**Exercise:** Where a line in the listing below contains the word "with", copy that line.

**Data excerpt:**
·····

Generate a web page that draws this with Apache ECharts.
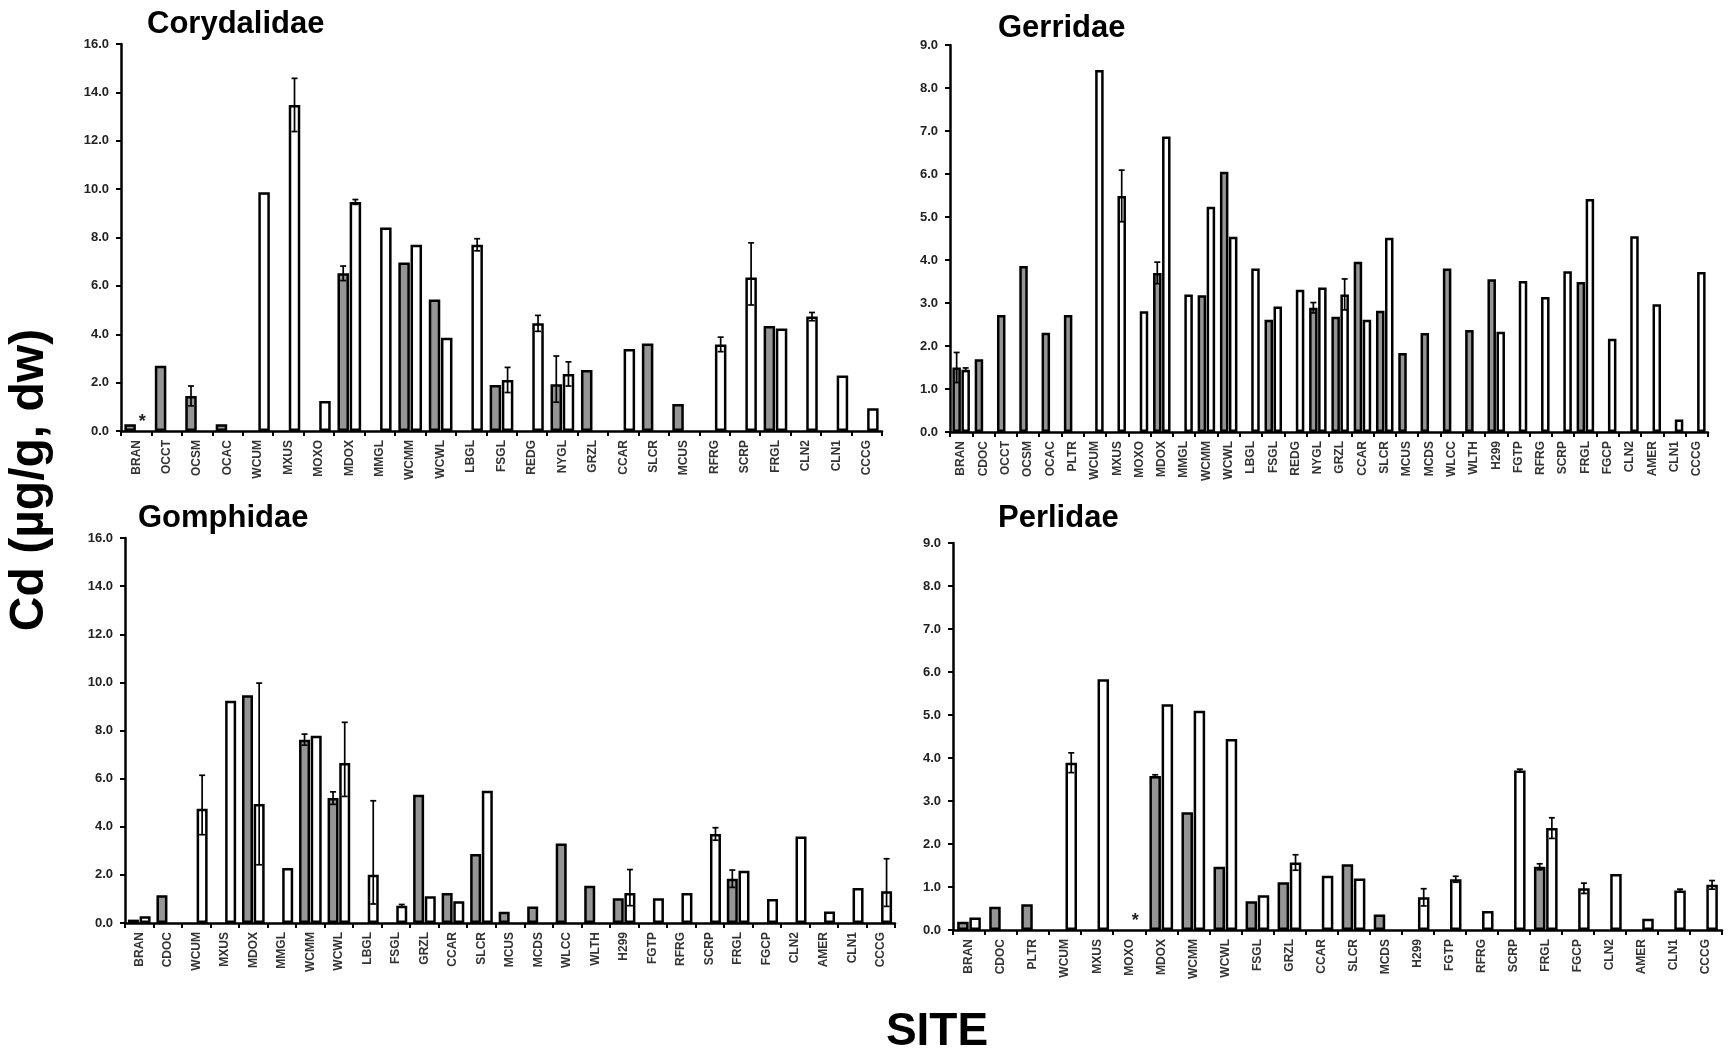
<!DOCTYPE html>
<html>
<head>
<meta charset="utf-8">
<title>Cd in aquatic insect families by site</title>
<script src="https://cdn.jsdelivr.net/npm/echarts@6/dist/echarts.min.js"></script>
<style>
  html, body { margin: 0; padding: 0; background: #fff; }
  #chart { width: 1729px; height: 1055px; }
</style>
</head>
<body>
<div id="chart"></div>
<script>
// ---- Corydalidae ----
const coryCats = ['BRAN','OCCT','OCSM','OCAC','WCUM','MXUS','MOXO','MDOX','MMGL','WCMM','WCWL','LBGL','FSGL','REDG','NYGL','GRZL','CCAR','SLCR','MCUS','RFRG','SCRP','FRGL','CLN2','CLN1','CCCG'];
const coryGray  = [0.28, 2.70, 1.45, 0.28, null, null, null, 6.52, null, 6.97, 5.44, null, 1.90, null, 1.93, 2.52, null, 3.62, 1.12, null, null, 4.34, null, null, null];
const coryWhite = [null, null, null, null, 9.87, 13.48, 1.24, 9.47, 8.41, 7.70, 3.86, 7.70, 2.11, 4.45, 2.36, null, 3.39, null, null, 3.58, 6.35, 4.24, 4.73, 2.29, 0.94];
const coryGrayErr  = [null, null, 0.41, null, null, null, null, 0.30, null, null, null, null, null, null, [0.74, 1.17], null, null, null, null, null, null, null, null, null, null];
const coryWhiteErr = [null, null, null, null, null, 1.10, null, 0.10, null, null, null, 0.25, 0.52, 0.33, 0.50, null, null, null, null, 0.30, [1.14, 1.43], null, 0.17, null, null];
const coryWhiteStar = ['BRAN'];

// ---- Gerridae ----
const gerrCats = ['BRAN','CDOC','OCCT','OCSM','OCAC','PLTR','WCUM','MXUS','MOXO','MDOX','MMGL','WCMM','WCWL','LBGL','FSGL','REDG','NYGL','GRZL','CCAR','SLCR','MCUS','MCDS','WLCC','WLTH','H299','FGTP','RFRG','SCRP','FRGL','FGCP','CLN2','AMER','CLN1','CCCG'];
const gerrGray  = [1.50, 1.69, 2.72, 3.86, 2.31, 2.72, null, null, null, 3.70, null, 3.18, 6.05, null, 2.61, null, 2.89, 2.68, 3.96, 2.82, 1.84, 2.30, 3.80, 2.37, 3.55, null, null, null, 3.49, null, null, null, null, null];
const gerrWhite = [1.45, null, null, null, null, null, 8.42, 5.49, 2.81, 6.87, 3.20, 5.24, 4.54, 3.80, 2.92, 3.31, 3.36, 3.20, 2.61, 4.52, null, null, null, null, 2.33, 3.51, 3.14, 3.74, 5.42, 2.17, 4.55, 2.97, 0.29, 3.72];
const gerrGrayErr  = [0.35, null, null, null, null, null, null, null, null, 0.25, null, null, null, null, null, null, 0.12, null, null, null, null, null, null, null, null, null, null, null, null, null, null, null, null, null];
const gerrWhiteErr = [0.04, null, null, null, null, null, null, 0.60, null, null, null, null, null, null, null, null, null, 0.36, null, null, null, null, null, null, null, null, null, null, null, null, null, null, null, null];
const gerrWhiteStar = [];

// ---- Gomphidae ----
const gompCats = ['BRAN','CDOC','WCUM','MXUS','MDOX','MMGL','WCMM','WCWL','LBGL','FSGL','GRZL','CCAR','SLCR','MCUS','MCDS','WLCC','WLTH','H299','FGTP','RFRG','SCRP','FRGL','FGCP','CLN2','AMER','CLN1','CCCG'];
const gompGray  = [0.14, 1.15, null, null, 9.46, null, 7.62, 5.19, null, null, 5.33, 1.25, 2.87, 0.47, 0.69, 3.30, 1.55, 1.03, null, null, null, 1.84, null, null, null, null, null];
const gompWhite = [0.28, null, 4.75, 9.24, 4.95, 2.29, 7.78, 6.65, 2.01, 0.72, 1.11, 0.90, 5.50, null, null, null, null, 1.25, 1.03, 1.25, 3.70, 2.17, 1.00, 3.60, 0.48, 1.45, 1.32];
const gompGrayErr  = [null, null, null, null, null, null, 0.23, 0.26, null, null, null, null, null, null, null, null, null, null, null, null, null, 0.36, null, null, null, null, null];
const gompWhiteErr = [null, null, [1.08, 1.39], null, [2.53, 5.02], null, null, [1.39, 1.69], [1.22, 3.07], 0.05, null, null, null, null, null, null, null, [0.53, 0.97], null, null, 0.26, null, null, null, null, null, [0.63, 1.35]];
const gompWhiteStar = [];

// ---- Perlidae ----
const perlCats = ['BRAN','CDOC','PLTR','WCUM','MXUS','MOXO','MDOX','WCMM','WCWL','FSGL','GRZL','CCAR','SLCR','MCDS','H299','FGTP','RFRG','SCRP','FRGL','FGCP','CLN2','AMER','CLN1','CCCG'];
const perlGray  = [0.19, 0.54, 0.60, null, null, null, 3.58, 2.74, 1.47, 0.67, 1.11, null, 1.53, 0.36, null, null, null, null, 1.47, null, null, null, null, null];
const perlWhite = [0.29, null, null, 3.89, 5.83, null, 5.25, 5.10, 4.44, 0.81, 1.57, 1.26, 1.20, null, 0.76, 1.18, 0.44, 3.71, 2.37, 0.97, 1.30, 0.26, 0.92, 1.05];
const perlGrayErr  = [null, null, null, null, null, null, 0.03, null, null, null, null, null, null, null, null, null, null, null, 0.07, null, null, null, null, null];
const perlWhiteErr = [null, null, null, 0.23, null, null, null, null, null, null, 0.18, null, null, null, 0.20, 0.07, null, 0.03, 0.24, 0.12, null, null, 0.03, 0.10];
const perlWhiteStar = ['MOXO'];

// ---- layout and style ----
const FONT = "'Liberation Sans', Arial, Helvetica, sans-serif";
const GRAY_FILL = '#959595';
const BORDER = 2.5;

const panels = [
  { name: 'Corydalidae', cats: coryCats, gray: coryGray, white: coryWhite, grayErr: coryGrayErr, whiteErr: coryWhiteErr, star: coryWhiteStar,
    max: 16, step: 2, grid: { left: 121, top: 44, width: 761, height: 387 }, titleAt: [147, 24], bw: 11.5, gap: 0.06 },
  { name: 'Gerridae', cats: gerrCats, gray: gerrGray, white: gerrWhite, grayErr: gerrGrayErr, whiteErr: gerrWhiteErr, star: gerrWhiteStar,
    max: 9, step: 1, grid: { left: 950, top: 45, width: 758, height: 387 }, titleAt: [998, 28], bw: 8.5, gap: 0.06 },
  { name: 'Gomphidae', cats: gompCats, gray: gompGray, white: gompWhite, grayErr: gompGrayErr, whiteErr: gompWhiteErr, star: gompWhiteStar,
    max: 16, step: 2, grid: { left: 125, top: 538, width: 770, height: 385 }, titleAt: [138, 518], bw: 11, gap: 0.06 },
  { name: 'Perlidae', cats: perlCats, gray: perlGray, white: perlWhite, grayErr: perlGrayErr, whiteErr: perlWhiteErr, star: perlWhiteStar,
    max: 9, step: 1, grid: { left: 953, top: 543, width: 769, height: 387 }, titleAt: [998, 518], bw: 11.5, gap: 0.06 }
];

const grids = [], xAxes = [], yAxes = [], series = [], graphics = [];

function barSeries(p, idx, values, fill, starCats) {
  const data = values.map((v, i) => {
    if (v == null && starCats.includes(p.cats[i])) {
      // site with no detectable value: marked by an asterisk on the baseline
      return {
        value: 0,
        itemStyle: { borderWidth: 0, color: 'rgba(0,0,0,0)' },
        label: { show: true, position: 'top', distance: 0, formatter: '*',
                 fontSize: 18, fontWeight: 'bold', color: '#222', fontFamily: FONT }
      };
    }
    return v;
  });
  return {
    type: 'bar', xAxisIndex: idx, yAxisIndex: idx,
    barWidth: p.bw, barGap: (p.gap * 100) + '%',
    itemStyle: { color: fill, borderColor: '#000', borderWidth: BORDER },
    emphasis: { disabled: true },
    data
  };
}

function errSeries(p, idx, values, errs, side) {
  const data = [];
  values.forEach((v, i) => {
    const e = errs[i];
    if (v == null || e == null) return;
    const dn = Array.isArray(e) ? e[0] : e;
    const up = Array.isArray(e) ? e[1] : e;
    data.push([i, v, v - dn, v + up]);
  });
  const shift = side * p.bw * (1 + p.gap) / 2;
  return {
    type: 'custom', xAxisIndex: idx, yAxisIndex: idx, z: 5,
    encode: { x: 0, y: [1, 2, 3] },
    renderItem: function (params, api) {
      const x = api.coord([api.value(0), api.value(1)])[0] + shift;
      const yLo = api.coord([api.value(0), api.value(2)])[1];
      const yHi = api.coord([api.value(0), api.value(3)])[1];
      const cap = 3;
      const st = { stroke: '#000', lineWidth: 1.7 };
      return {
        type: 'group',
        children: [
          { type: 'line', shape: { x1: x, y1: yLo, x2: x, y2: yHi }, style: st },
          { type: 'line', shape: { x1: x - cap, y1: yHi, x2: x + cap, y2: yHi }, style: st },
          { type: 'line', shape: { x1: x - cap, y1: yLo, x2: x + cap, y2: yLo }, style: st }
        ]
      };
    },
    data
  };
}

panels.forEach((p, idx) => {
  grids.push(Object.assign({ containLabel: false }, p.grid));
  xAxes.push({
    type: 'category', gridIndex: idx, data: p.cats,
    axisLine: { lineStyle: { color: '#000', width: 2.5 } },
    axisTick: { show: true, length: 5, lineStyle: { color: '#000', width: 2 } },
    axisLabel: { interval: 0, rotate: 90, margin: 9, fontSize: 12, fontWeight: 'bold', color: '#333', fontFamily: FONT },
    splitLine: { show: false }
  });
  yAxes.push({
    type: 'value', gridIndex: idx, min: 0, max: p.max, interval: p.step,
    axisLine: { show: true, lineStyle: { color: '#000', width: 2.5 } },
    axisTick: { show: true, length: 5, lineStyle: { color: '#000', width: 2 } },
    axisLabel: { margin: 12, fontSize: 13, fontWeight: 'bold', color: '#222', fontFamily: FONT,
                 formatter: v => v.toFixed(1) },
    splitLine: { show: false }
  });
  series.push(barSeries(p, idx, p.gray, GRAY_FILL, []));
  series.push(barSeries(p, idx, p.white, '#ffffff', p.star));
  series.push(errSeries(p, idx, p.gray, p.grayErr, -1));
  series.push(errSeries(p, idx, p.white, p.whiteErr, 1));
  graphics.push({
    type: 'text', x: p.titleAt[0], y: p.titleAt[1],
    style: { text: p.name, fontSize: 31, fontWeight: 'bold', fontFamily: FONT, fill: '#000',
             align: 'left', verticalAlign: 'middle' }
  });
});

graphics.push({
  type: 'text', x: 30, y: 480, rotation: Math.PI / 2,
  style: { text: 'Cd (µg/g, dw)', fontSize: 48, fontWeight: 'bold', fontFamily: FONT, fill: '#000',
           align: 'center', verticalAlign: 'middle' }
});
graphics.push({
  type: 'text', x: 937, y: 1032,
  style: { text: 'SITE', fontSize: 46, fontWeight: 'bold', fontFamily: FONT, fill: '#000',
           align: 'center', verticalAlign: 'middle' }
});

const chart = echarts.init(document.getElementById('chart'), null, { renderer: 'canvas' });
chart.setOption({
  backgroundColor: '#ffffff',
  animation: false,
  textStyle: { fontFamily: FONT },
  grid: grids,
  xAxis: xAxes,
  yAxis: yAxes,
  series: series,
  graphic: graphics
});
</script>
</body>
</html>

·····

**Answer to the exercise:**
Generate a web page that draws this with Apache ECharts.
      // site with no detectable value: marked by an asterisk on the baseline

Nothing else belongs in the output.